Plotting code records
________

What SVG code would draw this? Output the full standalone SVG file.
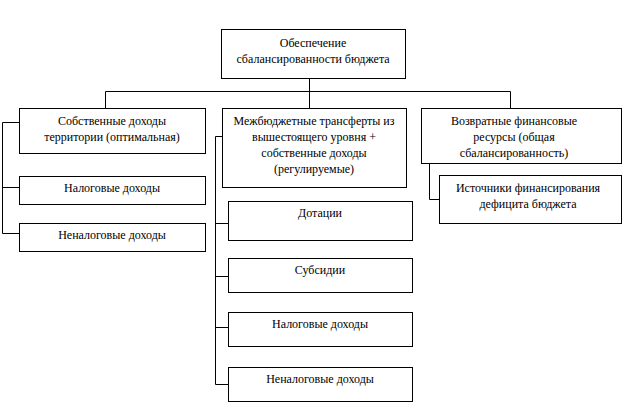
<svg xmlns="http://www.w3.org/2000/svg" width="624" height="406" viewBox="0 0 624 406">
<style>
.n rect{fill:#fff;stroke:#000;stroke-width:1}
text{font-family:"Liberation Serif","Times New Roman",serif;font-size:12px;text-anchor:middle;fill:#000}
.c path{fill:none;stroke:#000;stroke-width:1}
</style>
<rect width="624" height="406" style="fill:#fff;stroke:none"/>
<g class="c">
<path d="M309.5 78V91.5M105.5 108V91.5H510.5V108M309.5 91.5V108"/>
<path d="M19 122.5H2.5V233.5H19M2.5 187.5H19"/>
<path d="M222 136.5H215.5V384.5H228M215.5 223.5H228M215.5 276.5H228M215.5 327.5H228"/>
<path d="M429.5 163V199.5H439"/>
</g>
<g class="n">
<g id="top"><rect x="221.5" y="29.5" width="184" height="49"/><text x="313" y="47">Обеспечение</text><text x="313" y="63">сбалансированности бюджета</text></g>
<g id="own"><rect x="19.5" y="108.5" width="186" height="45"/><text x="112" y="125">Собственные доходы</text><text x="112" y="141">территории (оптимальная)</text></g>
<g id="tax1"><rect x="19.5" y="176.5" width="186" height="28"/><text x="112" y="192">Налоговые доходы</text></g>
<g id="ntax1"><rect x="19.5" y="223.5" width="186" height="28"/><text x="112" y="239">Неналоговые доходы</text></g>
<g id="trans"><rect x="222.5" y="108.5" width="184" height="79"/><text x="314" y="125">Межбюджетные трансферты из</text><text x="314" y="141">вышестоящего уровня +</text><text x="314" y="157">собственные доходы</text><text x="314" y="173">(регулируемые)</text></g>
<g id="ret"><rect x="421.5" y="108.5" width="200" height="55"/><text x="514" y="125">Возвратные финансовые</text><text x="514" y="141">ресурсы (общая</text><text x="514" y="157">сбалансированность)</text></g>
<g id="src"><rect x="439.5" y="175.5" width="182" height="48"/><text x="528" y="192">Источники финансирования</text><text x="528" y="208">дефицита бюджета</text></g>
<g id="dot"><rect x="228.5" y="201.5" width="184" height="39"/><text x="320" y="217">Дотации</text></g>
<g id="sub"><rect x="228.5" y="258.5" width="184" height="34"/><text x="320" y="274">Субсидии</text></g>
<g id="tax2"><rect x="228.5" y="312.5" width="184" height="34"/><text x="320" y="328">Налоговые доходы</text></g>
<g id="ntax2"><rect x="228.5" y="367.5" width="184" height="34"/><text x="320" y="383">Неналоговые доходы</text></g>
</g>
</svg>
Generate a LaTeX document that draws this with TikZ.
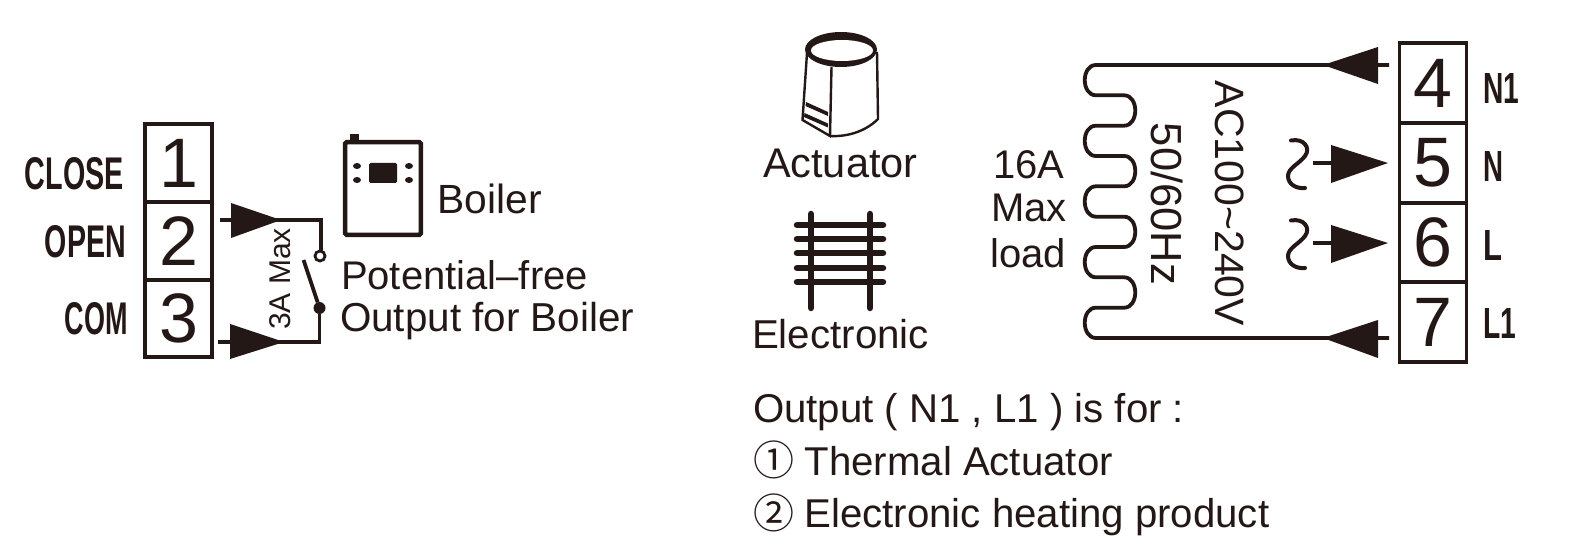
\documentclass[tikz,border=0pt]{standalone}
\usepackage{fontspec}
\setmainfont{Liberation Sans}
\newfontfamily\cjkglyph{Noto Sans CJK SC}
\definecolor{ink}{HTML}{231815}
\newcommand{\fs}[1]{\fontsize{#1pt}{#1pt}\selectfont}
\tikzset{
  cellbox/.style={draw=ink,line width=3.2pt,minimum width=67pt,inner sep=0pt,outer sep=0pt,font=\fs{70},text=ink},
  txt/.style={anchor=base west,inner sep=0pt,outer sep=0pt,text=ink,font=\fs{40}},
  txtc/.style={anchor=center,inner sep=0pt,outer sep=0pt,text=ink,font=\fs{40}},
  wire/.style={draw=ink,line width=3.8pt},
  tri/.style={fill=ink,draw=none},
  heavy/.style={draw=ink,line width=6.5pt,line cap=round},
  hair/.style={draw=ink,line width=2.4pt}
}
\newcommand{\tagtext}[3]{\resizebox{#1pt}{#2pt}{\bfseries #3}}
\begin{document}
\begin{tikzpicture}[x=1pt,y=-1pt]
\useasboundingbox (0,0) rectangle (1570,545);
% left terminals
\node[cellbox,minimum height=78pt] (t1) at (178.5,163) {1};
\node[cellbox,minimum height=78pt] (t2) at (178.5,241) {2};
\node[cellbox,minimum height=77pt] (t3) at (178.5,318.5) {3};
\node[anchor=east,inner sep=0pt,text=ink] (lclose) at (124,174) {\tagtext{99}{32}{CLOSE}};
\node[anchor=east,inner sep=0pt,text=ink] (lopen) at (126,242) {\tagtext{81}{32}{OPEN}};
\node[anchor=east,inner sep=0pt,text=ink] (lcom) at (128,319) {\tagtext{63}{32}{COM}};
% boiler wiring
\coordinate (a2s) at (220,220); \coordinate (a2t) at (281,220);
\coordinate (c2) at (321,220);
\coordinate (a3s) at (218,342); \coordinate (a3t) at (284,342);
\coordinate (c3) at (319.5,342);
\node[circle,draw=ink,line width=2.8pt,minimum size=10pt,inner sep=0pt,outer sep=0pt] (nc) at (320,256) {};
\node[circle,fill=ink,minimum size=12pt,inner sep=0pt,outer sep=0pt] (no) at (319.5,308) {};
\coordinate (blade) at (303.5,260);
\draw[wire] (a2s) -- (a2t) -- (c2) -- (c2 |- nc.north);
\draw[wire] (a3s) -- (a3t) -- (c3) -- (no);
\draw[wire] (blade) -- (no);
\fill[tri] (a2t) -- (231,203) -- (231,238) -- cycle;
\fill[tri] (a3t) -- (230,324) -- (230,359) -- cycle;
\node[txtc,font=\fs{30},rotate=90] (max3) at (280,279) {3A Max};
% boiler icon
\draw[ink,line width=4.5pt,rounded corners=1.5pt] (345.2,142.2) rectangle (420.8,234.8);
\fill[ink] (350,134) rectangle (359,141);
\fill[ink,rounded corners=1.5pt] (369,163) rectangle (397,183);
\foreach \dx/\dy in {357/166,357/180,409/166,409/180}{\fill[ink] (\dx,\dy) ellipse (4pt and 3pt);}
\node[txt,font=\fs{40.8}] (boiler) at (437.5,214) {Boiler};
\node[txt,font=\fs{40}] (pf) at (341,289) {Potential–free};
\node[txt,font=\fs{40.4}] (ofb) at (340,331) {Output for Boiler};
% actuator
\draw[hair] (807,53) -- (802.5,120) -- (830,136) -- (831.5,67);
\draw[hair] (877,52) -- (878,119) .. controls (866,131) and (848,137) .. (830,136);
\fill[ink] (806,102) -- (828,112) -- (828,116) -- (805.5,106) -- cycle;
\fill[ink] (804.5,113) -- (828,123.5) -- (828,127.5) -- (804,117) -- cycle;
\fill[ink] (841,49.5) ellipse (36pt and 17.5pt);
\fill[white] (842,50.5) ellipse (31pt and 10.5pt);
\node[txt,font=\fs{41.5}] (act) at (763,178) {Actuator};
% electronic
\foreach \x in {811,870}{\draw[heavy] (\x,214) -- (\x,308);}
\foreach \y in {225,239,253,268,282}{\draw[heavy] (797,\y) -- (883,\y);}
\node[txt,font=\fs{40.3}] (elec) at (752,348) {Electronic};
% load
\node[txtc] (a16) at (1029,164.5) {16A};
\node[txt,anchor=base] (amax) at (1029,222) {Max};
\node[txt,anchor=base] (aload) at (1028,267) {load};
\node[txtc,font=\fs{43.5},rotate=-90] (hz) at (1167,204) {50/60Hz};
\node[txtc,font=\fs{41},rotate=-90] (ac) at (1230,203.5) {AC100\char`~240V};
% right terminals
\node[cellbox,minimum height=80pt] (t4) at (1433,83) {4};
\node[cellbox,minimum height=80pt] (t5) at (1433,163) {5};
\node[cellbox,minimum height=79pt] (t6) at (1433,242.5) {6};
\node[cellbox,minimum height=80pt] (t7) at (1433,322) {7};
\node[anchor=west,inner sep=0pt,text=ink] (ln1) at (1483,88) {\tagtext{36}{30}{N1}};
\node[anchor=west,inner sep=0pt,text=ink] (ln) at (1483,166) {\tagtext{20}{30}{N}};
\node[anchor=west,inner sep=0pt,text=ink] (ll) at (1483,245) {\tagtext{19}{30}{L}};
\node[anchor=west,inner sep=0pt,text=ink] (ll1) at (1483,323) {\tagtext{33}{30}{L1}};
% coil and lines
\coordinate (a4e) at (1389,65); \coordinate (a4t) at (1323,65);
\coordinate (a7e) at (1389,338); \coordinate (a7t) at (1323,338);
\draw[wire] (a4e) -- (a4t) -- (1096,65)
 .. controls (1081,65) and (1081,95.3) .. (1096,95.3) -- (1124,95.3)
 .. controls (1139,95.3) and (1139,125.7) .. (1124,125.7) -- (1096,125.7)
 .. controls (1081,125.7) and (1081,156) .. (1096,156) -- (1124,156)
 .. controls (1139,156) and (1139,186.3) .. (1124,186.3) -- (1096,186.3)
 .. controls (1081,186.3) and (1081,216.7) .. (1096,216.7) -- (1124,216.7)
 .. controls (1139,216.7) and (1139,247) .. (1124,247) -- (1096,247)
 .. controls (1081,247) and (1081,277.3) .. (1096,277.3) -- (1124,277.3)
 .. controls (1139,277.3) and (1139,307.7) .. (1124,307.7) -- (1096,307.7)
 .. controls (1081,307.7) and (1081,338) .. (1096,338) -- (a7t) -- (a7e);
\fill[tri] (a4t) -- (1378,47) -- (1378,84) -- cycle;
\fill[tri] (a7t) -- (1378,320) -- (1378,358) -- cycle;
% supply arrows
\foreach \oy in {0,80}{
  \begin{scope}[yshift=-\oy pt]
  \draw[wire] (1313,163) -- (1335,163);
  \fill[tri] (1388,163) -- (1331,145) -- (1331,183) -- cycle;
  \draw[ink,line width=4pt,line cap=round] (1291,140.5) .. controls (1304,138) and (1311,148) .. (1305,156)
     .. controls (1299,164) and (1288,168) .. (1288,176) .. controls (1288,184) and (1296,189) .. (1305,188);
  \end{scope}
}
% notes
\node[txt,font=\fs{40.2}] (n1) at (753,422) {Output ( N1 , L1 ) is for :};
\node[anchor=base west,inner sep=0pt,text=ink,font=\cjkglyph\fs{41}] (c1) at (753,475) {①};
\node[txt,font=\fs{40.2}] (n2) at (804.5,475) {Thermal Actuator};
\node[anchor=base west,inner sep=0pt,text=ink,font=\cjkglyph\fs{41}] (c2n) at (753,528) {②};
\node[txt,font=\fs{40.2}] (n3) at (804.5,527.5) {Electronic heating product};
\end{tikzpicture}
\end{document}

________

*Exercise description*:
Check each line of the entries for the string "standalone". Copy the lines that have it.

*The result*:
What SVG code would draw this? Output the full standalone SVG file.
\documentclass[tikz,border=0pt]{standalone}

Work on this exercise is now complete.